Comme l’héroïne libérée grâce à la musique de Léonor de Recondo qui souligne l’univers commun de la littérature et de la musique, Jean-Baptiste Andréa donne envie de suivre ses personnages faillibles comme nous mais allant vers la Lumière, autre quête de communication vers le Haut, le Spirituel, le Religieux grâce à l’Art.

Avec Vincent Delecroix se pose la question de l’opportunité de mettre une fiction sur un drame actuel alors quEmilie Frêche peine à expliciter ce pacte suicidaire des amants du Lutécia quand son écrit indique de nombreuses raisons disparates d’y souscrire.

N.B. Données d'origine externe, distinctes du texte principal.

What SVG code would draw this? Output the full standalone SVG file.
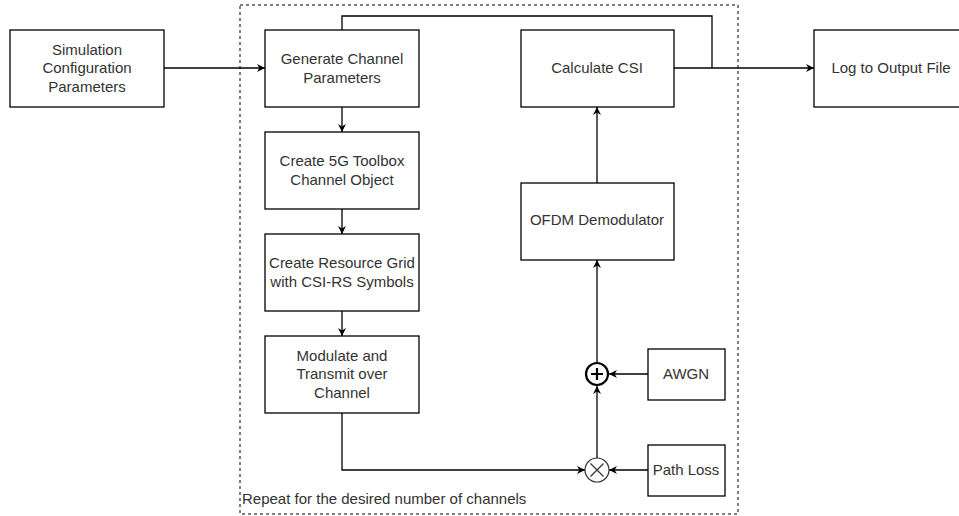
<svg xmlns="http://www.w3.org/2000/svg" width="959" height="516" viewBox="0 0 959 516">
<defs>
<marker id="arr" viewBox="0 0 10 10" refX="10" refY="5" markerWidth="8" markerHeight="8" markerUnits="userSpaceOnUse" orient="auto">
<path d="M0,0 L10,5 L0,10 L3,5 z" fill="#000"/>
</marker>
<style>
.box{fill:#fff;stroke:#000;stroke-width:1.3}
.t{font-family:"Liberation Sans",Arial,sans-serif;font-size:15px;fill:#333;text-anchor:middle}
.e{fill:none;stroke:#000;stroke-width:1.3}
</style>
</defs>
<rect width="959" height="516" fill="#fff"/>
<g id="repeat">
<rect x="240" y="5" width="498" height="509" fill="none" stroke="#000" stroke-width="1" stroke-dasharray="3 3"/>
<text x="242" y="504" class="t" style="text-anchor:start">Repeat for the desired number of channels</text>
</g>
<g id="connectors">
<path class="e" d="M164,68 H265" marker-end="url(#arr)"/>
<path class="e" d="M342,107 V132" marker-end="url(#arr)"/>
<path class="e" d="M342,209 V234" marker-end="url(#arr)"/>
<path class="e" d="M342,311 V336" marker-end="url(#arr)"/>
<path class="e" d="M342,413 V470 H585" marker-end="url(#arr)"/>
<path class="e" d="M648,470 H609" marker-end="url(#arr)"/>
<path class="e" d="M648,374 H609" marker-end="url(#arr)"/>
<path class="e" d="M597,458 V386" marker-end="url(#arr)"/>
<path class="e" d="M597,362 V260" marker-end="url(#arr)"/>
<path class="e" d="M597,183 V107" marker-end="url(#arr)"/>
<path class="e" d="M674,68 H814" marker-end="url(#arr)"/>
<path class="e" d="M712,68 V16 H342 V30"/>
</g>
<g id="sim"><rect class="box" x="10" y="30" width="154" height="77"/>
<text class="t" x="87" y="55">Simulation</text><text class="t" x="87" y="73">Configuration</text><text class="t" x="87" y="92">Parameters</text></g>
<g id="gen"><rect class="box" x="265" y="30" width="154" height="77"/>
<text class="t" x="342" y="64">Generate Channel</text><text class="t" x="342" y="83">Parameters</text></g>
<g id="toolbox"><rect class="box" x="265" y="132" width="154" height="77"/>
<text class="t" x="342" y="166">Create 5G Toolbox</text><text class="t" x="342" y="185">Channel Object</text></g>
<g id="grid"><rect class="box" x="265" y="234" width="154" height="77"/>
<text class="t" x="342" y="268">Create Resource Grid</text><text class="t" x="342" y="287">with CSI-RS Symbols</text></g>
<g id="mod"><rect class="box" x="265" y="336" width="154" height="77"/>
<text class="t" x="342" y="361">Modulate and</text><text class="t" x="342" y="379">Transmit over</text><text class="t" x="342" y="398">Channel</text></g>
<g id="csi"><rect class="box" x="521" y="30" width="153" height="77"/>
<text class="t" x="597" y="73">Calculate CSI</text></g>
<g id="ofdm"><rect class="box" x="521" y="183" width="153" height="77"/>
<text class="t" x="597" y="225">OFDM Demodulator</text></g>
<g id="log"><rect class="box" x="814" y="30" width="154" height="77"/>
<text class="t" x="891" y="73">Log to Output File</text></g>
<g id="awgn"><rect class="box" x="648" y="349" width="77" height="51"/>
<text class="t" x="686" y="379">AWGN</text></g>
<g id="pathloss"><rect class="box" x="648" y="445" width="77" height="51"/>
<text class="t" x="686" y="475">Path Loss</text></g>
<g id="sum"><circle cx="597" cy="374" r="11" fill="#fff" stroke="#000" stroke-width="2.2"/>
<path d="M591,374 H603 M597,368 V380" stroke="#000" stroke-width="2.2"/></g>
<g id="mult"><circle cx="597" cy="470" r="12" fill="#fff" stroke="#333" stroke-width="1.2"/>
<path d="M590.5,463.5 L603.5,476.5 M603.5,463.5 L590.5,476.5" stroke="#333" stroke-width="1.2"/></g>
</svg>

C’est avec une voix ferme que Mokhtar Amoudi parle de sa nécessité d’écrire puisque l’Aide à l’Enfance ne commence pas à 21 ans, il écrira tout seul pour se libérer

Éric Rheinhardt lui est au centre de la technique de l’écriture avec une vraie ambition de raconter le monde par le livre.

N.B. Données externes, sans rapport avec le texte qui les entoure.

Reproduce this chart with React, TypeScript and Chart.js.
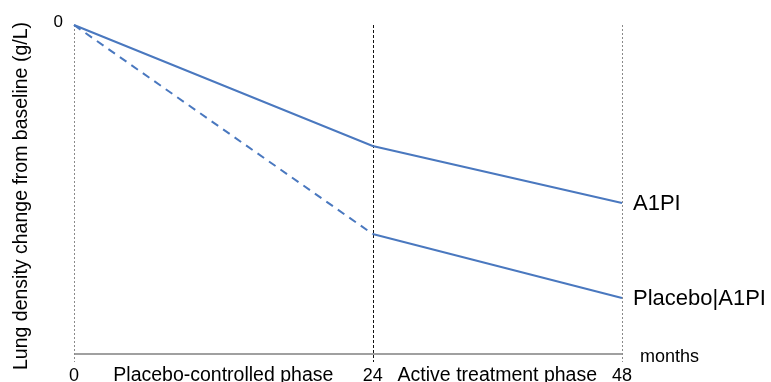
import React, { useEffect, useRef } from "react";
import { Chart, registerables, LinearScale } from "chart.js";

Chart.register(...registerables);

const months = [0, 24, 48];
const a1piValues = [0, -1.21, -1.78];
const placeboValues = [0, -2.09, -2.73];
const seriesLabels = ["A1PI", "Placebo|A1PI"];
const xTickLabels = ["0", "24", "48"];
const phaseLabels = ["Placebo-controlled phase", "Active treatment phase"];
const phaseLabelPositions = [12, 36];
const yTickLabels = ["0"];
const yTitle = "Lung density change from baseline (g/L)";
const xUnit = "months";

const BLUE = "#4a78bf";
const FONT = '"Liberation Sans", Arial, Helvetica, sans-serif';

// Linear scale whose phases take different widths (placebo phase drawn wider)
class PiecewiseScale extends (LinearScale as any) {
  static id = "piecewise";
  static defaults = (LinearScale as any).defaults;
  _frac(value: number) {
    const bp: number[] = this.options.breakpoints;
    const fr: number[] = this.options.fractions;
    if (value <= bp[0]) return fr[0] + ((value - bp[0]) / (bp[1] - bp[0])) * (fr[1] - fr[0]);
    for (let i = 0; i < bp.length - 1; i++) {
      if (value <= bp[i + 1] || i === bp.length - 2) {
        return fr[i] + ((value - bp[i]) / (bp[i + 1] - bp[i])) * (fr[i + 1] - fr[i]);
      }
    }
    return 1;
  }
  getPixelForValue(value: number) {
    return this.getPixelForDecimal(this._frac(value));
  }
  getValueForPixel(pixel: number) {
    const d = this.getDecimalForPixel(pixel);
    const bp: number[] = this.options.breakpoints;
    const fr: number[] = this.options.fractions;
    for (let i = 0; i < bp.length - 1; i++) {
      if (d <= fr[i + 1] || i === bp.length - 2) {
        return bp[i] + ((d - fr[i]) / (fr[i + 1] - fr[i])) * (bp[i + 1] - bp[i]);
      }
    }
    return bp[bp.length - 1];
  }
}
Chart.register(PiecewiseScale as any);

const overlay = {
  id: "overlay",
  beforeDatasetsDraw(chart: any) {
    const { ctx, chartArea, scales } = chart;
    const x = scales.x;
    ctx.save();
    ctx.strokeStyle = "#808080";
    ctx.lineWidth = 1.5;
    ctx.beginPath();
    ctx.moveTo(x.getPixelForValue(0), chartArea.bottom);
    ctx.lineTo(x.getPixelForValue(48), chartArea.bottom);
    ctx.stroke();
    months.forEach((m, i) => {
      const px = Math.round(x.getPixelForValue(m)) + 0.5;
      ctx.strokeStyle = i === 1 ? "#111111" : "#8a8a8a";
      ctx.lineWidth = 1;
      ctx.setLineDash(i === 1 ? [3, 2] : [2, 2]);
      ctx.beginPath();
      ctx.moveTo(px, chartArea.top);
      ctx.lineTo(px, chartArea.bottom + 8);
      ctx.stroke();
    });
    ctx.setLineDash([]);
    ctx.restore();
  },
  afterDatasetsDraw(chart: any) {
    const { ctx, scales } = chart;
    const x = scales.x;
    const y = scales.y;
    ctx.save();
    ctx.fillStyle = "#000000";
    ctx.font = `18px ${FONT}`;
    ctx.textAlign = "center";
    ctx.textBaseline = "alphabetic";
    months.forEach((m, i) => {
      ctx.fillText(xTickLabels[i], x.getPixelForValue(m), 381);
    });
    ctx.font = `19.5px ${FONT}`;
    phaseLabels.forEach((t, i) => {
      ctx.fillText(t, x.getPixelForValue(phaseLabelPositions[i]), 381);
    });
    ctx.font = `18px ${FONT}`;
    ctx.textAlign = "left";
    ctx.fillText(xUnit, x.getPixelForValue(48) + 18, 362);
    ctx.font = `17px ${FONT}`;
    ctx.textAlign = "right";
    ctx.fillText(yTickLabels[0], x.getPixelForValue(0) - 11, y.getPixelForValue(0) + 2);
    ctx.font = `22px ${FONT}`;
    ctx.textAlign = "left";
    ctx.textBaseline = "middle";
    ctx.fillText(seriesLabels[0], x.getPixelForValue(48) + 11, y.getPixelForValue(a1piValues[2]) + 1);
    ctx.fillText(seriesLabels[1], x.getPixelForValue(48) + 11, y.getPixelForValue(placeboValues[2]) + 1);
    ctx.font = `19.5px ${FONT}`;
    ctx.translate(22, 196);
    ctx.rotate(-Math.PI / 2);
    ctx.textAlign = "center";
    ctx.textBaseline = "middle";
    ctx.fillText(yTitle, 0, 0);
    ctx.restore();
  },
};

export default function App() {
  const ref = useRef<HTMLCanvasElement | null>(null);
  useEffect(() => {
    if (!ref.current) return;
    const chart = new Chart(ref.current, {
      type: "line",
      data: {
        datasets: [
          {
            label: seriesLabels[0],
            data: months.map((m, i) => ({ x: m, y: a1piValues[i] })),
            borderColor: BLUE,
            borderWidth: 2,
            pointRadius: 0,
            tension: 0,
            clip: false as any,
          },
          {
            label: seriesLabels[1],
            data: months.map((m, i) => ({ x: m, y: placeboValues[i] })),
            borderColor: BLUE,
            borderWidth: 2,
            pointRadius: 0,
            tension: 0,
            clip: false as any,
            segment: {
              borderDash: (c: any) => (c.p0DataIndex === 0 ? [8, 6] : undefined),
            },
          },
        ],
      },
      options: {
        animation: false,
        responsive: false,
        maintainAspectRatio: false,
        layout: { padding: { left: 74, right: 149, top: 25, bottom: 28 } },
        plugins: { legend: { display: false }, tooltip: { enabled: false } },
        scales: {
          x: {
            type: "piecewise" as any,
            min: 0,
            max: 48,
            display: false,
            breakpoints: [0, 24, 48],
            fractions: [0, 0.545, 1],
          } as any,
          y: { type: "linear", min: -3.29, max: 0, display: false },
        },
      },
      plugins: [overlay],
    });
    return () => chart.destroy();
  }, []);
  return (
    <div style={{ position: "absolute", left: 0, top: 0, width: 771, height: 382, background: "#fff" }}>
      <canvas ref={ref} width={771} height={382} style={{ width: 771, height: 382, display: "block" }} />
    </div>
  );
}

Dorothée Janin pense à l’impossibilité des délinquants de s’extraire de leur passé, c’est pour eux qu’elle écrit. Dominique Barbéris travaille sur les sensations et le travail de la mémoire.

Laure Murat aborde l’homosexualité dans la société qu’elle connaît si bien, qui n’exclut personne tant que les choses ne sont pas dites. Grâce à Proust, ce sujet minoritaire devient universel et sa subtile analyse le rend soudain habitable.

Antoine Sénanque nous plonge dans un XIVème siècle noir comme sa peste …qui nous renvoie à l’actualité des virus …Ne pas s’acharner sur les rats ! dit-il … …

…Aussi ce fut joyeux de rendre justice aux laids, mal aimés vers de terre et leur lombricompost avec Gaspard Koenig que nous aurions aimé entendre davantage, lui aussi… »

Marie- Elisabeth Labrugière

« Nous avons rencontré des élèves, sérieux de la mission qui leur est confiée : le pouvoir de choisir. Choisir l’écrivain ou l’écrivaine dont le livre les aura le plus touchés. Et pour cela, quoi de mieux que de confronter ces auteurs à la spontanéité de leurs interrogations ? Les questions brutes de ces adolescents à la recherche de réponses. Quel bonheur de voir cette jeunesse intéressée par la lecture, se rattacher parfois aux écrivains qui prennent soudainement des allures de grands frères, de pères, d’exemples. » Salomé Romano

L’objectif de ce prix est de faire découvrir aux lycéens la littérature contemporaine et de susciter l’envie de lire. Près de 2 000 élèves ont lu et étudié les 16 romans de la sélection, un marathon difficile mais exaltant. Aujourd´hui le Goncourt des lycéens est devenu un prix reconnu par l´ensemble des acteurs du livre ainsi que par le public et son impact est à la fois commercial et sociétal.